In fact, although there was an audible frisson when the prince and the Swan first touched and danced together, the audience was extremely attentive and thoroughly appreciative of the performance. Their ‘good behaviour’ may have been due to the signs that were carried around by two usherettes before the performance and during the interval telling them not to take photographs and to keep quiet.

Exhortations to behave ‘properly’ are not needed in Japan, where people stand obediently at road crossings with no traffic waiting for the green man. I find myself slightly nostalgic for the chaos of crossing the road at Metro and the creativity of the Chinese as they attempt to outwit the red lights and the traffic police.

Every morning our hotel provides the Japan Times and this morning we read that there is an aspiration to increase Chinese tourism 20 fold, from 1 million visitors per annum to 20 million. From the number of Chinese voices we are hearing already, and Chinese enthusiasm for Japanese food, I’m sure this is not unrealistic. However, I wonder if Japanese sensibilities will be able to cope with coach loads of Chinese tourists.

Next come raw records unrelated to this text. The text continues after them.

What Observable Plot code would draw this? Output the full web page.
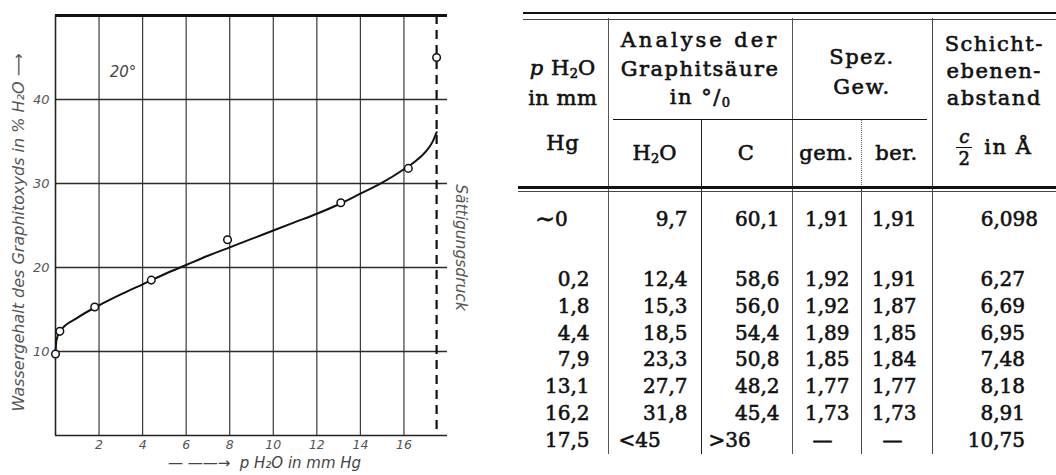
<!DOCTYPE html>
<html><head><meta charset="utf-8">
<script src="https://cdn.jsdelivr.net/npm/d3@7"></script>
<script src="https://cdn.jsdelivr.net/npm/@observablehq/plot@0.6"></script>
<style>
body{margin:0;width:1056px;height:475px;overflow:hidden;background:#fff;position:relative}
#chart{position:absolute;left:0;top:0}
#tbl{position:absolute;left:518px;top:0;width:538px;height:475px;overflow:hidden}
.hl{position:absolute;background:#111}
table{position:absolute;left:0;top:18px;border-collapse:collapse;table-layout:fixed;font-family:"DejaVu Serif";font-size:20px;color:#111;-webkit-text-stroke:0.6px #111}
td{padding:0;white-space:nowrap;overflow:hidden}
.hd{font-size:21px;letter-spacing:1.5px;vertical-align:top;text-align:center}
sub{font-size:13px;vertical-align:-3px;line-height:0;letter-spacing:0}
.b1{border-left:1.2px solid #555}
.b2{border-left:1.6px solid #222}
.b3{border-left:1.2px solid #555}
.b4{border-left:1px solid #444}
.b4d{border-left:1px dotted #666}
.b5{border-left:1.4px solid #444}
.num td{text-align:right;line-height:26.8px;height:26.8px}
.fr{display:flex;align-items:center;justify-content:center;gap:12px;margin-top:15px}
.frac{display:inline-block;text-align:center;font-size:18px;line-height:20px;letter-spacing:0}
.frac .top{border-bottom:1.5px solid #111;font-style:italic;padding:0 3px;margin-bottom:1px}
.tilde{font-size:24px;vertical-align:-1px}
</style></head>
<body>
<div id="chart"></div>
<div id="tbl"></div>
<script>
// ---- chart data ----
const pressure = [0, 0.2, 1.8, 4.4, 7.9, 13.1, 16.2, 17.5];          // p H2O in mm Hg
const water = [9.7, 12.4, 15.3, 18.5, 23.3, 27.7, 31.8, 45];        // H2O content in %
const curvePressure = [0, 0.04, 0.2, 1, 2, 3, 4, 5, 6, 7, 8, 9, 10, 11, 12, 13, 14, 15, 16, 16.5, 17, 17.3, 17.5];
const curveWater = [9.7, 11.3, 12.4, 14.0, 15.5, 16.8, 18.0, 19.2, 20.3, 21.4, 22.4, 23.4, 24.4, 25.4, 26.4, 27.5, 28.8, 30.1, 31.7, 32.6, 33.8, 34.9, 36.1];
const xTicks = [2, 4, 6, 8, 10, 12, 14, 16];
const yTicks = [10, 20, 30, 40];
const saturationPressure = 17.5;

// ---- table data ----
const carbon = ["60,1", "58,6", "56,0", "54,4", "50,8", "48,2", "45,4", "36"];
const densityMeasured = ["1,91", "1,92", "1,92", "1,89", "1,85", "1,77", "1,73", "—"];
const densityCalculated = ["1,91", "1,91", "1,87", "1,85", "1,84", "1,77", "1,73", "—"];
const layerSpacing = ["6,098", "6,27", "6,69", "6,95", "7,48", "8,18", "8,91", "10,75"];

const fmt = v => v.toFixed(1).replace(".", ",");
const pts = pressure.map((p, i) => ({p, w: water[i]}));
const curve = curvePressure.map((p, i) => ({p, w: curveWater[i]}));

const chart = Plot.plot({
  width: 480, height: 475,
  marginLeft: 55, marginRight: 33, marginTop: 15, marginBottom: 40,
  x: {domain: [0, 18]},
  y: {domain: [0, 50]},
  style: {fontFamily: "DejaVu Sans", fontStyle: "italic", color: "#555", background: "transparent", overflow: "visible"},
  marks: [
    Plot.ruleX(xTicks, {stroke: "#3a3a3a", strokeWidth: 1.2}),
    Plot.ruleY(yTicks, {stroke: "#2a2a2a", strokeWidth: 1.4}),
    Plot.ruleY([0], {stroke: "#222", strokeWidth: 1.6}),
    Plot.ruleY([50], {stroke: "#111", strokeWidth: 3}),
    Plot.ruleX([0], {stroke: "#222", strokeWidth: 1.6}),
    Plot.ruleX([saturationPressure], {stroke: "#111", strokeWidth: 2.2, strokeDasharray: "9,6"}),
    Plot.line(curve, {x: "p", y: "w", curve: "monotone-x", stroke: "#111", strokeWidth: 2}),
    Plot.dot(pts, {x: "p", y: "w", r: 3.8, fill: "white", stroke: "#111", strokeWidth: 1.5}),
    Plot.axisX({ticks: xTicks, tickSize: 0, tickPadding: 5, fontSize: 12.5, label: null}),
    Plot.axisY({ticks: yTicks, tickSize: 0, tickPadding: 6, fontSize: 13, label: null}),
    Plot.text(["20°"], {text: d => d, x: 3.1, y: 43.2, fontSize: 15, fill: "#444"}),
    Plot.text(["— ——→  p H₂O in mm Hg"], {text: d => d, frameAnchor: "bottom", textAnchor: "middle", dy: 32, dx: 13, fontSize: 15, fill: "#444"}),
    Plot.text(["Wassergehalt des Graphitoxyds in % H₂O ⟶"], {text: d => d, frameAnchor: "left", textAnchor: "middle", rotate: -90, dx: -37, dy: 7, fontSize: 16, fill: "#555"}),
    Plot.text(["Sättigungsdruck"], {text: d => d, frameAnchor: "right", textAnchor: "middle", rotate: 90, dx: 13, dy: 22, fontSize: 15.5, fill: "#555"})
  ]
});
document.getElementById("chart").append(chart);

// ---- table ----
const n = pressure.length;
const topStyle = "vertical-align:top;padding-top:14px;line-height:24px;height:59px;";
let rows = "";
for (let i = 0; i < n; i++) {
  const first = i === 0, last = i === n - 1;
  const s = first ? topStyle : "";
  const pCell = first ? `<td style="${s}text-align:left;padding-left:17px"><span class="tilde">∼</span>0</td>` : `<td style="padding-right:18px">${fmt(pressure[i])}</td>`;
  const wCell = last ? `<td class="b1" style="text-align:left;padding-left:10px">&lt;${water[i]}</td>` : `<td class="b1" style="${s}padding-right:13px">${fmt(water[i])}</td>`;
  const cCell = last ? `<td class="b2" style="text-align:left;padding-left:7px">&gt;${carbon[i]}</td>` : `<td class="b2" style="${s}padding-right:12px">${carbon[i]}</td>`;
  const gCell = last ? `<td class="b3" style="text-align:center;padding-right:8px">${densityMeasured[i]}</td>` : `<td class="b3" style="${s}padding-right:11px">${densityMeasured[i]}</td>`;
  const bCell = last ? `<td class="b4" style="text-align:center;padding-right:8px">${densityCalculated[i]}</td>` : `<td class="b4" style="${s}padding-right:15px">${densityCalculated[i]}</td>`;
  const sCell = `<td class="b5" style="${s}padding-right:${first ? 18 : 31}px">${layerSpacing[i]}</td>`;
  rows += `<tr class="num"${first ? ' style="height:73px"' : ""}>${pCell}${wCell}${cCell}${gCell}${bCell}${sCell}</tr>`;
}

document.getElementById("tbl").innerHTML = `
<div class="hl" style="left:5px;top:11.5px;width:533px;height:2.5px"></div>
<div class="hl" style="left:5px;top:18.5px;width:533px;height:1px;background:#444"></div>
<table>
<colgroup><col style="width:90px"><col style="width:93px"><col style="width:91px"><col style="width:69px"><col style="width:71px"><col style="width:124px"></colgroup>
<tr style="height:101px">
  <td rowspan="2" class="hd" style="padding-top:35px;line-height:30px;letter-spacing:0.5px"><i>p</i> H<sub>2</sub>O<br>in mm<div style="margin-top:15px">Hg</div></td>
  <td colspan="2" class="hd b1" style="padding-top:8px;line-height:28.5px"><span style="letter-spacing:3px">Analyse der</span><br>Graphitsäure<br>in °/<sub>0</sub></td>
  <td colspan="2" class="hd b3" style="padding-top:24px;line-height:30px">Spez.<br>Gew.</td>
  <td rowspan="2" class="hd b5" style="padding-top:12.5px;line-height:27px">Schicht-<br>ebenen-<br>abstand<div class="fr"><span class="frac"><div class="top">c</div><div>2</div></span><span>in Å</span></div></td>
</tr>
<tr style="height:68px">
  <td class="hd b1" style="vertical-align:middle;letter-spacing:0">H<sub>2</sub>O</td>
  <td class="hd b2" style="vertical-align:middle">C</td>
  <td class="hd b3" style="vertical-align:middle;letter-spacing:0.5px">gem.</td>
  <td class="hd b4d" style="vertical-align:middle;letter-spacing:0.5px">ber.</td>
</tr>
<tr style="height:6px"><td></td><td class="b1"></td><td class="b2"></td><td class="b3"></td><td class="b4"></td><td class="b5"></td></tr>
${rows}
</table>
<div class="hl" style="left:95px;top:118.5px;width:314px;height:1.5px"></div>
<div class="hl" style="left:0;top:186px;width:538px;height:2.5px"></div>
<div class="hl" style="left:0;top:190.5px;width:538px;height:1px;background:#444"></div>
`;
</script>
</body></html>
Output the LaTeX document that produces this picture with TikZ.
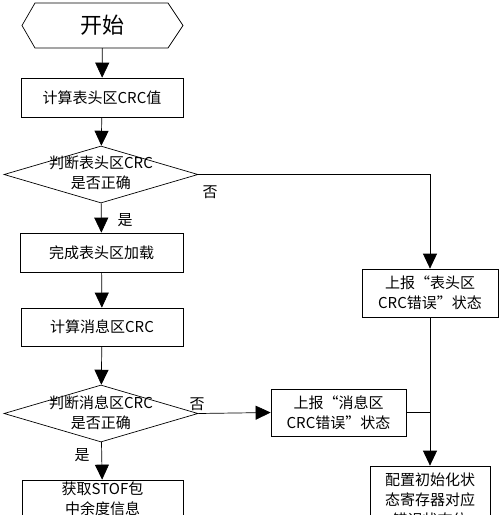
\documentclass[tikz,border=0pt]{standalone}
\usepackage{fontspec}
\setmainfont{Noto Sans CJK SC}
\usetikzlibrary{shapes.geometric,arrows.meta}
\begin{document}
\begin{tikzpicture}[x=1pt,y=-1pt,
  box/.style={draw, line width=0.7pt, inner sep=0, align=center, font=\fontsize{15}{20}\selectfont},
  dia/.style={draw, diamond, line width=0.7pt, inner sep=0},
  txt/.style={align=center, font=\fontsize{15}{20}\selectfont, inner sep=0},
  arr/.style={line width=0.7pt, -{Triangle[length=15pt,width=14pt]}},
  ln/.style={line width=0.7pt},
  lab/.style={font=\fontsize{15}{18}\selectfont, inner sep=0}]
\useasboundingbox (0,0) rectangle (500,515);
% start hexagon
\draw[ln] (22,25.5) -- (35,3) -- (168,3) -- (183,25.5) -- (168,48) -- (35,48) -- cycle;
\node[minimum width=161pt, minimum height=45pt, inner sep=0, font=\fontsize{22}{22}\selectfont] (start) at (102.5,25.5) {开始};
% left column
\node[box, minimum width=162pt, minimum height=39pt] (b1) at (102,97.5) {计算表头区CRC值};
\node[dia, minimum width=194pt, minimum height=57pt] (d1) at (101,174.5) {};
\node[txt] (d1t) at (101,173) {判断表头区CRC\\是否正确};
\node[box, minimum width=163pt, minimum height=39pt] (b2) at (101.5,252.5) {完成表头区加载};
\node[box, minimum width=162pt, minimum height=38pt] (b3) at (102,327) {计算消息区CRC};
\node[dia, minimum width=194pt, minimum height=57pt] (d2) at (101,413.5) {};
\node[txt] (d2t) at (101,413) {判断消息区CRC\\是否正确};
\node[box, minimum width=161pt, minimum height=38pt] (b4) at (102.5,499) {获取STOF包\\中余度信息};
% right column
\node[box, minimum width=136pt, minimum height=48pt] (e1) at (430,293) {上报“表头区\\CRC错误”状态};
\node[box, minimum width=135pt, minimum height=47pt] (e2) at (338.5,412.5) {上报“消息区\\CRC错误”状态};
\node[box, minimum width=120pt, minimum height=68pt] (b5) at (430,500) {配置初始化状\\态寄存器对应\\错误状态位};
% connectors
\draw[arr] (start) -- (b1);
\draw[arr] (b1) -- (d1);
\draw[arr] (d1) -- (b2);
\draw[arr] (b2) -- (b3);
\draw[arr] (b3) -- (d2);
\draw[arr] (d2) -- (b4);
\draw[arr] (d1.east) -| (e1.north);
\draw[arr] (d2.east) -- (e2.west);
\draw[ln] (e2.east) -- (e2.east -| e1.south);
\draw[arr] (e1.south) -- (b5.north);
% labels
\node[lab] (n1) at (210,192) {否};
\node[lab] (y1) at (125,220) {是};
\node[lab] (n2) at (197,404) {否};
\node[lab] (y2) at (82,455) {是};
\end{tikzpicture}
\end{document}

Today we visited the Katsura Imperial Villa, one of the most famous and influential combinations of architecture and landscape. Getting there involved going to the Imperial Ticket Office in another part of Kyoto, queueing up to get an application form, filling in our passport numbers, queueing up again and being allocated a tour slot two days in advance. We had tried to do this on line over the previous 6 months, but the Imperial Website was impenetrable.

We trailed around, carefully walking on the stepping stones. A palace guard followed behind the tour to make sure no one strayed off the path. We were scolded at one point for standing on the moss. The tour guide spoke in Japanese and the rest of us were given an audio guide in English. The gardens and buildings were exquisite and probably the highlight of our visit to Kyoto. But I couldn’t help wondering about how the Imperial Villa was going to deal with all those Chinese tourists that are about to start invading.